Duration Is Trial’s Greatest Strength
Kristina Varady, PhD, professor of nutrition in the department of kinesiology and nutrition at the University of Illinois at Chicago, said the “key strength” of the trial was its duration, at 12 months, making it the longest time-restricted eating trial to date”; however, she was critical of the design.
“Quite frankly, I’m surprised this study got into such a high-caliber medical journal,” Varady said in a written comment. “It doesn’t even have a control group! It goes to show how popular these diets are and how much people want to know about them.”
She also noted that “the study was flawed in that it didn’t really look at the effects of true time-restricted eating.” According to Varady, combining calorie restriction with time-restricted eating “kind of defeats the purpose” of a time-restricted diet.
“The main benefit of time-restricted eating is that you don’t need to count calories in order to lose weight,” Varady said, citing two of her own studies from 2018 and 2020. “Just by limiting the eating window to 8 hours per day, people naturally cut out 300-500 calories per day. That’s why people like [time-restricted eating] so much.”

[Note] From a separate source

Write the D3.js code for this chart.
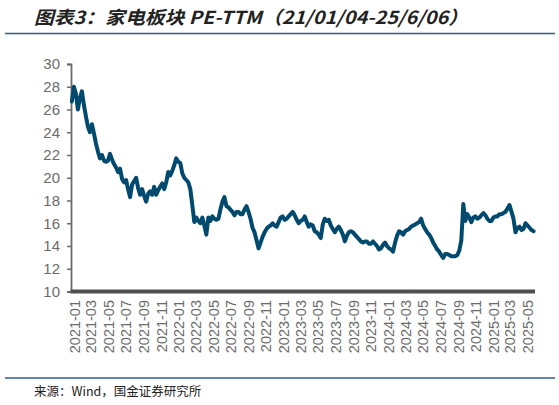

Varady was also “very surprised” at the adherence data. At 1 year, approximately 85% of the patients were still following the protocol, a notably higher rate than most dietary intervention studies, which typically report adherence rates of 50-60%, she said. The high adherence rate was particularly unexpected because of the 8:00 a.m.–4:00 p.m. eating window, Varady added, since that meant skipping “the family/social meal every evening over 1 whole year!”
The study was funded by the National Key Research and Development Project and others. The study investigators reported no conflicts of interest. Varady disclosed author fees from the Hachette Book group for her book “The Every Other Day Diet.”